It could be that the motor is hitting the trans and needs a bigger spur gear (if the pitch is correct)


----------



## tamiya_kid_ta04 (Dec 3, 2005)

i have an evader st, which is close, but its a good buggy. like they said it might be the pitch. look on towerhobbies.com for the stock part to find the gear pitch. also i was just curious , what controller and esc are you using? if you neede new ones i have a few cheap good sugestions :thumbsup: :thumbsup:


----------



## ackley1179 (May 22, 2006)

i looked at tower hobys and they said that the origional spur was an 81 tooth 48 pitch gear, I showed the guy at the hobby shop and he said the spur was ok but could be replaced,He didnt have one ,joy!and im using the stock sprint esc and a dura max rx 100 controler


----------



## OvalmanPA (Mar 21, 2000)

In case your hobbyshop owner doesn't know, any Associated Electronics or Kimbrough spur gear designed for oval/roadcourse type cars (pancars) will work with the Evader cars so it doesn't have to be a Duratrax "specific" spur gear. As a matter of fact I'd switch to AE or Kimbrough just for the fact they are more readily found.


----------



## guver (Jul 31, 2002)

ackley1179 said:


> the pinion gear wouldnt match up with my spur


What do you mean by this?

Are the teeth not reaching far enough into each other or is the mesh or pitch not the same? Or could they be misaligned ?


----------



## tamiya_kid_ta04 (Dec 3, 2005)

are you sure your mesh isnt too tight id also change the esc im running a novak xrs, with a 15t fireball, which by the way is a crazy fast setup!, also take one of the heat sinks off your old esc if you get a new one, and ca it to your motor plate, it helps the motor run cooler! also change the servo, the stock sucks!!!!! oh and a good idea would be to change the tires to proline street tires. also if in the near future you find yourself rich get a new controller, youll be better off, hope this helps and good luck!!!!!!!!!


----------



## tamiya_kid_ta04 (Dec 3, 2005)

whoa ur birth day is one day sooner than mine, nov. 19!!!!!!!


----------



## ackley1179 (May 22, 2006)

when the motor i set in and i try to tighten the screws the teeth do not come close enough together


----------



## rctazmanmc (Oct 8, 2001)

take the screws out and mount them in the other holes in the motor - there should be 2 sets of holes.

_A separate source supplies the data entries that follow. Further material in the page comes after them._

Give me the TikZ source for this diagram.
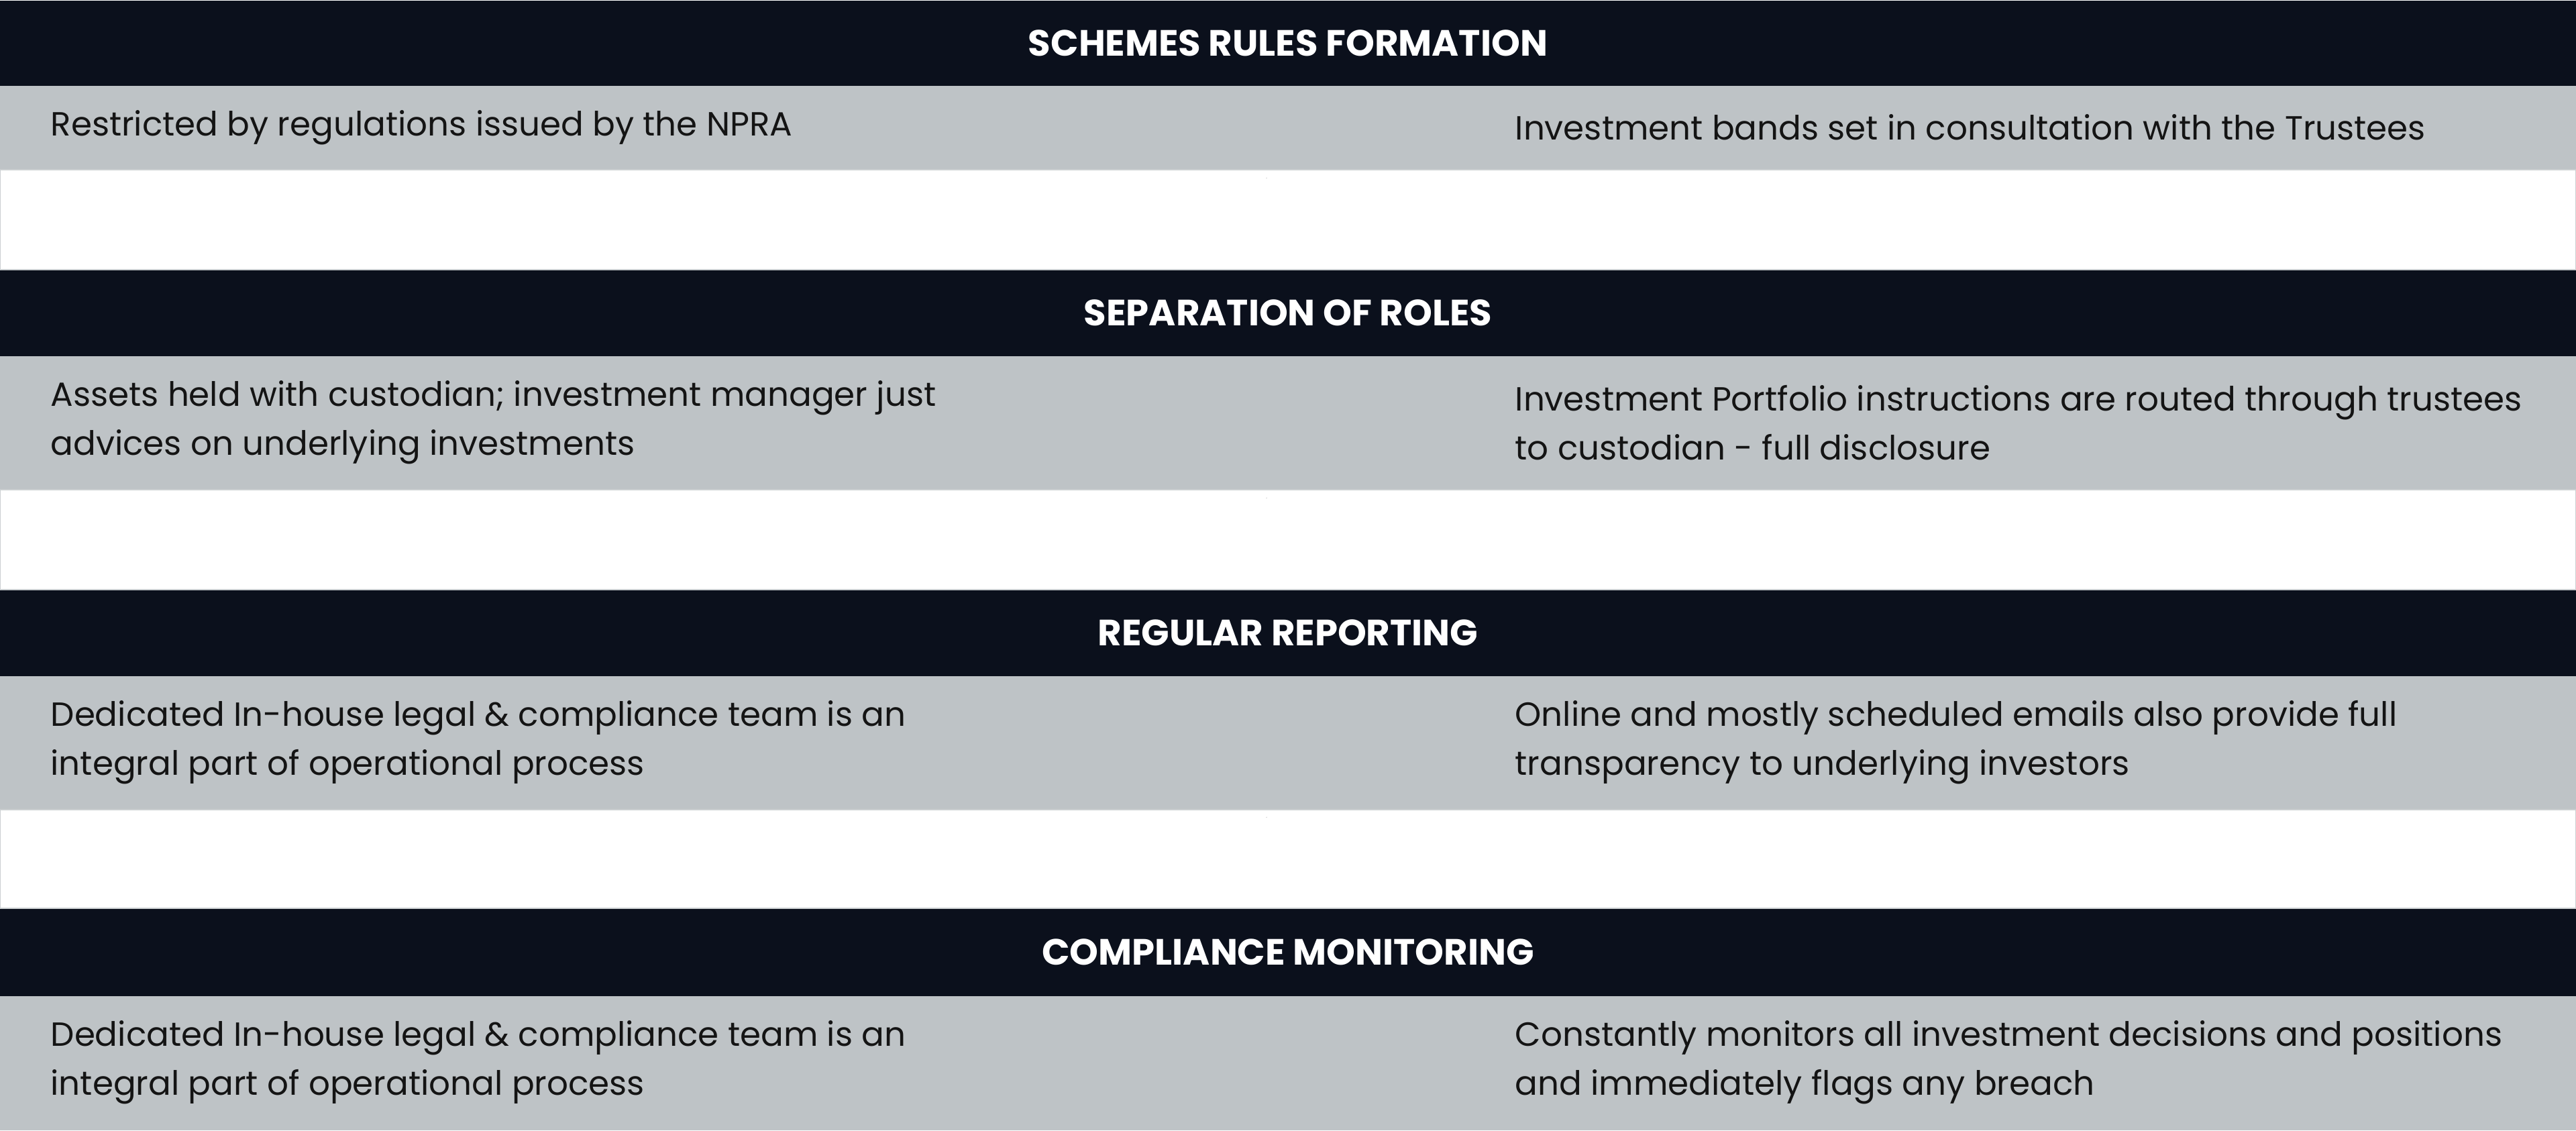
\documentclass[tikz,border=0pt]{standalone}
\usepackage{fontspec}
\setmainfont{Poppins}
\definecolor{navy}{HTML}{0B101C}
\definecolor{band}{HTML}{BEC3C6}
\definecolor{arrowgray}{HTML}{8E8E8E}
\definecolor{ink}{HTML}{141414}
\tikzset{
  head/.style={fill=navy, text=white, font=\fontsize{15.5}{18}\selectfont\bfseries, minimum width=38.4cm, inner sep=0pt, anchor=north},
  cell/.style={anchor=west, align=left, text=ink, font=\fontsize{14.2}{20.8}\selectfont, inner sep=0pt},
}
% block arrow between two stages, from its top point
\newcommand{\stagearrow}[1]{%
  \fill[arrowgray] ($(#1)+(-0.21,0)$) -- ($(#1)+(0.21,0)$) -- ($(#1)+(0.21,-0.65)$) -- ($(#1)+(0.55,-0.65)$)
    -- ($(#1)+(0,-1.27)$) -- ($(#1)+(-0.55,-0.65)$) -- ($(#1)+(-0.21,-0.65)$) -- cycle;}
\usetikzlibrary{calc}
\begin{document}
\begin{tikzpicture}[x=0.01cm, y=-0.01cm]
  \useasboundingbox (0,0) rectangle (3840,1685);
  % gray bands
  \fill[band] (0,127) rectangle (3840,253);
  \fill[band] (0,530) rectangle (3840,730);
  \fill[band] (0,1007) rectangle (3840,1207);
  \fill[band] (0,1484) rectangle (3840,1685);
  % white gaps
  \foreach \t/\b in {253/402, 730/879, 1207/1354}
    \draw[band!80!white, line width=0.4pt] (0,\t) rectangle (3840,\b);
  % headers
  \node[head, minimum height=1.27cm] (h1) at (1920,0) {SCHEMES RULES FORMATION};
  \node[head, minimum height=1.28cm] (h2) at (1920,402) {SEPARATION OF ROLES};
  \node[head, minimum height=1.28cm] (h3) at (1920,879) {REGULAR REPORTING};
  \node[head, minimum height=1.30cm] (h4) at (1920,1354) {COMPLIANCE MONITORING};
  % arrows
  \coordinate (a1) at (1888,266);
  \coordinate (a2) at (1888,743);
  \coordinate (a3) at (1888,1219);
  \stagearrow{a1}
  \stagearrow{a2}
  \stagearrow{a3}
  % texts
  \node[cell] (l1) at (75,190) {Restricted by regulations issued by the NPRA};
  \node[cell] (r1) at (2258,190) {Investment bands set in consultation with the Trustees};
  \node[cell] (l2) at (75,630) {Assets held with custodian; investment manager just\\advices on underlying investments};
  \node[cell] (r2) at (2258,630) {Investment Portfolio instructions are routed through trustees\\to custodian - full disclosure};
  \node[cell] (l3) at (75,1107) {Dedicated In-house legal \& compliance team is an\\integral part of operational process};
  \node[cell] (r3) at (2258,1107) {Online and mostly scheduled emails also provide full\\transparency to underlying investors};
  \node[cell] (l4) at (75,1584) {Dedicated In-house legal \& compliance team is an\\integral part of operational process};
  \node[cell] (r4) at (2258,1584) {Constantly monitors all investment decisions and positions\\and immediately flags any breach};
\end{tikzpicture}
\end{document}
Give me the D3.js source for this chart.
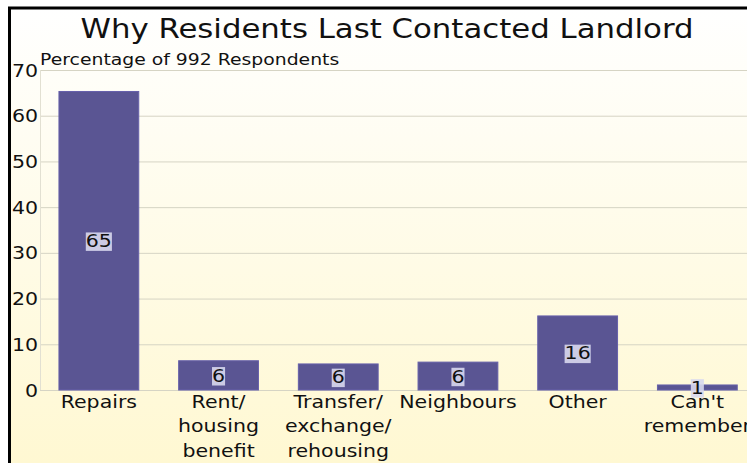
<!DOCTYPE html>
<html><head><meta charset="utf-8">
<script src="https://cdn.jsdelivr.net/npm/d3@7"></script>
<style>body{margin:0;background:#fff}svg{display:block}text{font-family:"DejaVu Sans",sans-serif}</style>
</head><body>
<svg id="c" width="747" height="463"></svg>
<script>
const categories = [["Repairs"],["Rent/","housing","benefit"],["Transfer/","exchange/","rehousing"],["Neighbours"],["Other"],["Can't","remember"]];
const values = [65.3, 6.4, 5.7, 6.1, 16.2, 1.1];
const yTicks = [0,10,20,30,40,50,60,70];
const title = "Why Residents Last Contacted Landlord";
const subtitle = "Percentage of 992 Respondents";

const SX = 1.14; // horizontal stretch of text seen in the reference
const svg = d3.select("#c");
const defs = svg.append("defs");
const g1 = defs.append("linearGradient").attr("id","bg").attr("x1",0).attr("y1",0).attr("x2",0).attr("y2",1);
g1.append("stop").attr("offset","0%").attr("stop-color","#ffffff");
g1.append("stop").attr("offset","100%").attr("stop-color","#fff8d2");
svg.append("rect").attr("x",9).attr("y",8).attr("width",738).attr("height",455).attr("fill","url(#bg)");
svg.append("line").attr("x1",9.5).attr("x2",9.5).attr("y1",7).attr("y2",463).attr("stroke","#000").attr("stroke-width",3);
svg.append("line").attr("x1",8).attr("x2",747).attr("y1",8).attr("y2",8).attr("stroke","#000").attr("stroke-width",3);

const left = 40, x0 = 39, step = 119.7;
const x = d3.scaleBand().domain(d3.range(values.length)).range([x0, x0 + step*values.length]).paddingInner(1/3).paddingOuter(1/6);
const y = d3.scaleLinear().domain([0,70]).range([390,70]);

// grid
svg.append("g").selectAll("line").data(yTicks).join("line")
  .attr("x1",left).attr("x2",747).attr("y1",d=>y(d)+0.5).attr("y2",d=>y(d)+0.5)
  .attr("stroke","#d6d4c4").attr("stroke-width",1);
svg.append("line").attr("x1",left+0.5).attr("x2",left+0.5).attr("y1",70).attr("y2",390).attr("stroke","#e2e0d2");

// y tick labels
svg.append("g").selectAll("text").data(yTicks).join("text")
  .attr("transform",d=>`translate(38,${y(d)+6.5}) scale(${SX},1)`).attr("text-anchor","end")
  .attr("font-size",18).attr("fill","#111").text(d=>d);

// bars
svg.append("g").selectAll("rect").data(values).join("rect")
  .attr("x",(d,i)=>x(i)).attr("width",x.bandwidth())
  .attr("y",d=>y(d)).attr("height",d=>y(0)-y(d))
  .attr("fill","#5a5593").attr("stroke","#6660aa").attr("stroke-width",1);

// value labels
const vl = svg.append("g").selectAll("g").data(values).join("g")
  .attr("transform",(d,i)=>`translate(${x(i)+x.bandwidth()/2},${(y(d)+y(0))/2}) scale(${SX},1)`);
vl.append("text").attr("text-anchor","middle").attr("dy","0.36em")
  .attr("font-size",18).attr("fill","#111").text(d=>Math.round(d))
  .each(function(){
    const b=this.getBBox();
    d3.select(this.parentNode).insert("rect","text")
      .attr("x",b.x).attr("y",b.y+2).attr("width",b.width).attr("height",b.height-3)
      .attr("fill","#d8d8ee").attr("opacity",0.9);
  });

// x labels
const xl = svg.append("g").selectAll("text").data(categories).join("text")
  .attr("text-anchor","middle").attr("font-size",18).attr("fill","#111")
  .attr("transform",(d,i)=>`translate(${x(i)+x.bandwidth()/2},0) scale(${SX},1)`);
xl.selectAll("tspan").data(d=>d).join("tspan").attr("x",0).attr("y",(d,j)=>408+j*24.5).text(d=>d);

svg.append("text").attr("transform",`translate(387,38) scale(${SX},1)`).attr("text-anchor","middle").attr("font-size",27).attr("fill","#111").text(title);
svg.append("text").attr("transform",`translate(40,65) scale(${SX},1)`).attr("font-size",16.5).attr("fill","#111").text(subtitle);
</script>
</body></html>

That or your pinions is to small.

mc


----------



## ackley1179 (May 22, 2006)

i tried both holes not the solution ,now ive gotta get a new a arm i just hit a stop sign full bore ,so stupid man oh man first broken part by me


----------



## ackley1179 (May 22, 2006)

may be the pinion is to small stock is 21 im running an 18 would that be it? car goes ok like so but i want it right not cheesed,got it shimmed with a piece of paper, Works for now the car runs pretty fast ,but i dont have anything to campare to since this is my first real r.c car ya no what i mean


----------